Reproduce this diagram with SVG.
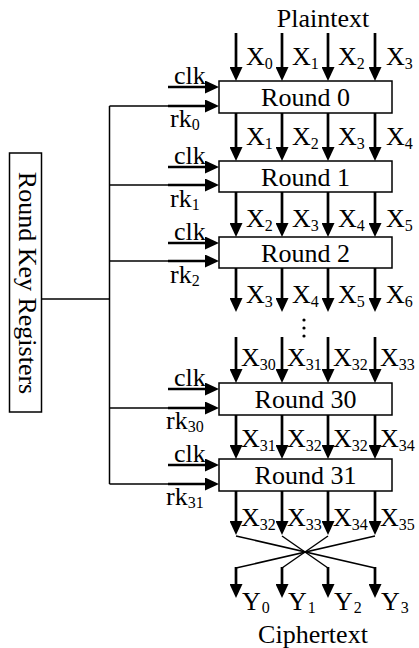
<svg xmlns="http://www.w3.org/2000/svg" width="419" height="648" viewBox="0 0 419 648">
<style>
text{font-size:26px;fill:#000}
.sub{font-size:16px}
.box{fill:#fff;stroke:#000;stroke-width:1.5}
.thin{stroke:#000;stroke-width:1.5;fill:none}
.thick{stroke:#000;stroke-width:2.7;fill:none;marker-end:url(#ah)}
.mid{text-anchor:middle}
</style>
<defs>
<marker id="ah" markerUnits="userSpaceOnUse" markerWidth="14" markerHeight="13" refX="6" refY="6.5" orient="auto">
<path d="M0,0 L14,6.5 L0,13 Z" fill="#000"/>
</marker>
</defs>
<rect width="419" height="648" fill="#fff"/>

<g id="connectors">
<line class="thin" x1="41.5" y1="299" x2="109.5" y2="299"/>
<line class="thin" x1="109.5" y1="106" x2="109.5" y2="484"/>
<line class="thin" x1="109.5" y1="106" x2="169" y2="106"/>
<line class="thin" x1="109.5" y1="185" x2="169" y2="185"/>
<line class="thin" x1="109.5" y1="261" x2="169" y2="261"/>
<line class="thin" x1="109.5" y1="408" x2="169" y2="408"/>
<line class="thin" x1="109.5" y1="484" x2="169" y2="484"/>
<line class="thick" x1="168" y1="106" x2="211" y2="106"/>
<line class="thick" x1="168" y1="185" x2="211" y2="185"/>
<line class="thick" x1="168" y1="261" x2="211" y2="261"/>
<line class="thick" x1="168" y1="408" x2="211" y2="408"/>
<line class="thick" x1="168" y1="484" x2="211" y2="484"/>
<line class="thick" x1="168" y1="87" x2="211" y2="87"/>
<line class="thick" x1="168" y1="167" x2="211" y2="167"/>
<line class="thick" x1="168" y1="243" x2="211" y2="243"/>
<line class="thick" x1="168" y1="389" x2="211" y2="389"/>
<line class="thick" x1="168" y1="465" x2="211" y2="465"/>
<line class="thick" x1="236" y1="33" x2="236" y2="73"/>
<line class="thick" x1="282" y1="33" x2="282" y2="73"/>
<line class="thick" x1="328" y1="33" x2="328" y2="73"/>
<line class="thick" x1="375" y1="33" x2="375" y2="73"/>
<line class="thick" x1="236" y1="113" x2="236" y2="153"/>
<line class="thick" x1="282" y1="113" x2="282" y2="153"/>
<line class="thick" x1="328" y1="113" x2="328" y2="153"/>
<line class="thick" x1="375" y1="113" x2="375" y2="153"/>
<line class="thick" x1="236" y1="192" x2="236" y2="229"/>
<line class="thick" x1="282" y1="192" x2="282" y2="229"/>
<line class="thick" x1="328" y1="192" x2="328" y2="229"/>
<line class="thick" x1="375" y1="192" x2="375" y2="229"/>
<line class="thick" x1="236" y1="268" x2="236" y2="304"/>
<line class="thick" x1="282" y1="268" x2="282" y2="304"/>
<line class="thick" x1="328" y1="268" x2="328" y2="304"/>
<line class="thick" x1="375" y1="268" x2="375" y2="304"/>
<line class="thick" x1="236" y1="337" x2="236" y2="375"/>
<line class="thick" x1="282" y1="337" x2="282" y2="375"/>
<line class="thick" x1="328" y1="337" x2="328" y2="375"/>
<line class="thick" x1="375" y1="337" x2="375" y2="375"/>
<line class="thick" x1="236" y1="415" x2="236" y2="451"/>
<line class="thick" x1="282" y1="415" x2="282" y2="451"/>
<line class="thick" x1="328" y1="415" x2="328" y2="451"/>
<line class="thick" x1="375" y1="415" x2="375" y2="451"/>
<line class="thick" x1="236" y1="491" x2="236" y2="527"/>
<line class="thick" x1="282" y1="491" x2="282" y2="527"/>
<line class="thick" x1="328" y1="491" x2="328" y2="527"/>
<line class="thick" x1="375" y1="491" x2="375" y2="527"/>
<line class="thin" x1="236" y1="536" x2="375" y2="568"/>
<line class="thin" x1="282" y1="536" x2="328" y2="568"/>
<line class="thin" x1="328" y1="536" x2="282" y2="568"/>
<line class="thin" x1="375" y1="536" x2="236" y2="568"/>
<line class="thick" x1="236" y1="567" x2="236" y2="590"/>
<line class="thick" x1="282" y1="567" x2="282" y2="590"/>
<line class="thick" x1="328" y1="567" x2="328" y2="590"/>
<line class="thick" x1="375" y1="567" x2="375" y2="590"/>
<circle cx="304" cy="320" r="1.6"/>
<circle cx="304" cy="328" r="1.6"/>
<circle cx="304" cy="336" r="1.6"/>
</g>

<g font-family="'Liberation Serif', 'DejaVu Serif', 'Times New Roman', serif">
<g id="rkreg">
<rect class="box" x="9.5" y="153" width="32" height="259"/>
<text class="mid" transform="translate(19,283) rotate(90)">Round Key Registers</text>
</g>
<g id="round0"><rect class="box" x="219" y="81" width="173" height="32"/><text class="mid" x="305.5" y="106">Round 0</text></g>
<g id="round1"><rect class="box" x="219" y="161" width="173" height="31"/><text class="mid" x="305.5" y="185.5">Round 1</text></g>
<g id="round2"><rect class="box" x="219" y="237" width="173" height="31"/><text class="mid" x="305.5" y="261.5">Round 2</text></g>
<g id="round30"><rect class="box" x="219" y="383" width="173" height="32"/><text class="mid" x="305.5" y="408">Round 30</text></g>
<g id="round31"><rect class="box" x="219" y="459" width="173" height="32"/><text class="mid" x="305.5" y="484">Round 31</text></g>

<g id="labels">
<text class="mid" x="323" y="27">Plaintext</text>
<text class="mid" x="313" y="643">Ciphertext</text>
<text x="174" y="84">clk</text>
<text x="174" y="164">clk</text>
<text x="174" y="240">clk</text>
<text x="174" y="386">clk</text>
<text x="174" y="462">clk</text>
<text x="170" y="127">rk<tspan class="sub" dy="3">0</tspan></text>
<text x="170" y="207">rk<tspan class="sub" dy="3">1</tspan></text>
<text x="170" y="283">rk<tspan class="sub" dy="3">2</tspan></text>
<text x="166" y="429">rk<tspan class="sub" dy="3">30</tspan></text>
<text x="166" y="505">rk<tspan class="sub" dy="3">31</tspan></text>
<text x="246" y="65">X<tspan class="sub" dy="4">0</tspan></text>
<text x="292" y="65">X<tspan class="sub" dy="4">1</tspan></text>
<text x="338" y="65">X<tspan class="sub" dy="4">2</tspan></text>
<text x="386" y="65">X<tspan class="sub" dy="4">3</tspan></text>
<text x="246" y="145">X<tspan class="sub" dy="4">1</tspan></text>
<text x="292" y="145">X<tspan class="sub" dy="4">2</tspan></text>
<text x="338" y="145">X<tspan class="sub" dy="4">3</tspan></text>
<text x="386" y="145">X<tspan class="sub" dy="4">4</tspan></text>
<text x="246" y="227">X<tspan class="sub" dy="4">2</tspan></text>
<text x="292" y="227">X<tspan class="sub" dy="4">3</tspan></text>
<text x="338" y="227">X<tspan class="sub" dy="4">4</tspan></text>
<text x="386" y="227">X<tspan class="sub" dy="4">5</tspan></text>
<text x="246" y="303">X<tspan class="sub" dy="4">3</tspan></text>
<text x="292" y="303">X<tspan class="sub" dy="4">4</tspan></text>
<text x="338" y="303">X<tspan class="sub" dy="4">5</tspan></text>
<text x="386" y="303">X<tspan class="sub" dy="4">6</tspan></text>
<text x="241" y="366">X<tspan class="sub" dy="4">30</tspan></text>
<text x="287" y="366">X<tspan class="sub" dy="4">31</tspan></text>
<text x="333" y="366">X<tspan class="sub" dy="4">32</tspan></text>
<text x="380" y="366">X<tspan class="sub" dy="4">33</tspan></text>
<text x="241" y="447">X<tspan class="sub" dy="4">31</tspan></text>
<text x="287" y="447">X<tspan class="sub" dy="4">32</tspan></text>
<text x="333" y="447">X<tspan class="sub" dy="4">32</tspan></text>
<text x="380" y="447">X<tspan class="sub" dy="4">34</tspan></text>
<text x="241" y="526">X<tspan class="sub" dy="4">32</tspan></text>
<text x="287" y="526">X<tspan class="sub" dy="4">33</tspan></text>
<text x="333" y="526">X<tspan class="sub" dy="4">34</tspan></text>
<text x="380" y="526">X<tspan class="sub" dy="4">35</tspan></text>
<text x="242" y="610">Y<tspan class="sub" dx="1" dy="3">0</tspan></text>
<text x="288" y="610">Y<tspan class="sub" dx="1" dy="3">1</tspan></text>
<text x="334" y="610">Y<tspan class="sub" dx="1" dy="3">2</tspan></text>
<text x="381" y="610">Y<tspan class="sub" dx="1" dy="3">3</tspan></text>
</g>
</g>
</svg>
——
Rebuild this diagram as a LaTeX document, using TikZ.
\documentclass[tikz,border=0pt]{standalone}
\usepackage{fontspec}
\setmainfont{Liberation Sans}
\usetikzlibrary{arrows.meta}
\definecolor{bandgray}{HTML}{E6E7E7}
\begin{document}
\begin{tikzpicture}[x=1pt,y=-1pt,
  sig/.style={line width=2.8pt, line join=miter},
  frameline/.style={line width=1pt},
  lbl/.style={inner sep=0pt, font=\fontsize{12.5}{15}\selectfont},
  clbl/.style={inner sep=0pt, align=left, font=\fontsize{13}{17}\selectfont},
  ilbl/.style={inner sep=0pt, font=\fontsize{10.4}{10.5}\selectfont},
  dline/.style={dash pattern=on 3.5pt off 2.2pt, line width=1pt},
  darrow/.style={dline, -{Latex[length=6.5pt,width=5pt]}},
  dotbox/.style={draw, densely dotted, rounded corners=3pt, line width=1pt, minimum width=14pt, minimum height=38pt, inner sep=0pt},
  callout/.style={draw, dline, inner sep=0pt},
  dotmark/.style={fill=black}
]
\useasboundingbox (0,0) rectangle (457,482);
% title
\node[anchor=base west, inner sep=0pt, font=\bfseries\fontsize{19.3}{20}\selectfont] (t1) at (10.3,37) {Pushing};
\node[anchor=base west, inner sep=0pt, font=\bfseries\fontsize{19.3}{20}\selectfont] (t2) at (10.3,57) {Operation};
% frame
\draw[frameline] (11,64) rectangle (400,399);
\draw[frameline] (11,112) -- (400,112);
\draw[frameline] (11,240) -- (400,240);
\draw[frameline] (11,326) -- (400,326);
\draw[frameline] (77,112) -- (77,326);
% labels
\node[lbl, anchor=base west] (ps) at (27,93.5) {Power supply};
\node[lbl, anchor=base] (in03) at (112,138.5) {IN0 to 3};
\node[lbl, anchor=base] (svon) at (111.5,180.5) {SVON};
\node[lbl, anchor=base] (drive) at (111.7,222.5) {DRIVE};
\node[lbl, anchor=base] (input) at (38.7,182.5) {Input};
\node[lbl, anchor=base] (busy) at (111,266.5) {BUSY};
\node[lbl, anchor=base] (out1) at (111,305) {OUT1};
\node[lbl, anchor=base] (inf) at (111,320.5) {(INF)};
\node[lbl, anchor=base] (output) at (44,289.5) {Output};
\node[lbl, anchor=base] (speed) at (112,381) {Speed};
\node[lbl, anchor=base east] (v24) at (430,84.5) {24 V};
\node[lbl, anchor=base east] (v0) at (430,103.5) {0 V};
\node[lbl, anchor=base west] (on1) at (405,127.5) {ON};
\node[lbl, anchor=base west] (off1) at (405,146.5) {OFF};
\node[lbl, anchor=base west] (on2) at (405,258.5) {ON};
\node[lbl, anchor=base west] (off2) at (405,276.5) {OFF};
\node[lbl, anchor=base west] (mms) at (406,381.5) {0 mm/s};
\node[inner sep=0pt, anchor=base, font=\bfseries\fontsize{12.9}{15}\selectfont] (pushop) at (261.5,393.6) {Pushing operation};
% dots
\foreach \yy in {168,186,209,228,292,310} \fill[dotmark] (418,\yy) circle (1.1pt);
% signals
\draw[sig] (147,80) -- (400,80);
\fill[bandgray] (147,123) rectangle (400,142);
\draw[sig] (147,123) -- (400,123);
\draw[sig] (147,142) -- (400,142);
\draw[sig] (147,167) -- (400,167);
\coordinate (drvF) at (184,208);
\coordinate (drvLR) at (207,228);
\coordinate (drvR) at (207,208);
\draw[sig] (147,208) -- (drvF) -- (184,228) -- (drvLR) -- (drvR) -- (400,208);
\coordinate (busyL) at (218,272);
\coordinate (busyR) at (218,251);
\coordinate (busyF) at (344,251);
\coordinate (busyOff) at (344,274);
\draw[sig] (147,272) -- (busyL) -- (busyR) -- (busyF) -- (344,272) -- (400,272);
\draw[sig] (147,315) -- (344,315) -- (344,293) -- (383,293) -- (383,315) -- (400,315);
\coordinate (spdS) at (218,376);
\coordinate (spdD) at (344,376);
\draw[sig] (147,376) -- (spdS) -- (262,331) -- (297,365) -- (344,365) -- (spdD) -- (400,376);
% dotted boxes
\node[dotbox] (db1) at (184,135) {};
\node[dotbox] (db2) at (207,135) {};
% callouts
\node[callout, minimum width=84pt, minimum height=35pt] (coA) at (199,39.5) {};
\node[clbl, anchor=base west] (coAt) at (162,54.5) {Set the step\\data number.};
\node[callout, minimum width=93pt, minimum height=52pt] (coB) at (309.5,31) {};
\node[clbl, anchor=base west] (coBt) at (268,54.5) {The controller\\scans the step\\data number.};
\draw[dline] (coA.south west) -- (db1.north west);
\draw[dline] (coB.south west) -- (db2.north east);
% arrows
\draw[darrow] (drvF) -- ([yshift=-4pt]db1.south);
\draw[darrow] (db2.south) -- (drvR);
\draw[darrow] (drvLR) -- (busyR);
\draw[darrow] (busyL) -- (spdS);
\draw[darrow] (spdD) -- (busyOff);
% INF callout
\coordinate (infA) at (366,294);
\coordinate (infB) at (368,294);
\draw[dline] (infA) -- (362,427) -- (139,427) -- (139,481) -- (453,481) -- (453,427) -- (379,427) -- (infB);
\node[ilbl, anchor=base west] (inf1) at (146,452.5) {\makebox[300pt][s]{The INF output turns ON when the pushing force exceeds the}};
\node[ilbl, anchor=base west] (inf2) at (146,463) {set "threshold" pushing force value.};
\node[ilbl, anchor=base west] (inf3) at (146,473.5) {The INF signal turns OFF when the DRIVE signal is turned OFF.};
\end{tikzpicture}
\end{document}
——
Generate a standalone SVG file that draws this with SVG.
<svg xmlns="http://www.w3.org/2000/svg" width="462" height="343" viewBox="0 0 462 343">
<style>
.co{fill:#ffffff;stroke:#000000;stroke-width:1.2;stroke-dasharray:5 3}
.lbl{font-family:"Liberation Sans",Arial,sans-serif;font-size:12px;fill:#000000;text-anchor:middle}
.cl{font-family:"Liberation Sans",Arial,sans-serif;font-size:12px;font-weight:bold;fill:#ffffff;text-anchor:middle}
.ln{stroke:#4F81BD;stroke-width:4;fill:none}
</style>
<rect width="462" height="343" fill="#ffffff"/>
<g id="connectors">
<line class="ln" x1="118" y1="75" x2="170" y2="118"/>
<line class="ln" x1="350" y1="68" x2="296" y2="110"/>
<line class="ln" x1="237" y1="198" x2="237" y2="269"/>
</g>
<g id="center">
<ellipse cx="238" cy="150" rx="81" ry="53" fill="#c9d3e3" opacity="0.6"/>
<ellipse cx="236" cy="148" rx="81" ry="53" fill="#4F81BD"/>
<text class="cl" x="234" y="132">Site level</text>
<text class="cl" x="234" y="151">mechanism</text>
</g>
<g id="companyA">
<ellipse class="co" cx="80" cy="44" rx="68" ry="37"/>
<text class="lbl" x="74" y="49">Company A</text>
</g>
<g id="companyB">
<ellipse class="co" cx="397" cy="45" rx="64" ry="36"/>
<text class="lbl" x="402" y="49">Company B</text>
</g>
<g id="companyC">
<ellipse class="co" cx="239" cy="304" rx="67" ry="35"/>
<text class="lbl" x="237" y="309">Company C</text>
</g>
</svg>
——
## Written task:
Search the records above for the string "with". Copy every line that contains it.

## Solution for this task:
Reproduce this diagram with SVG.
Generate a standalone SVG file that draws this with SVG.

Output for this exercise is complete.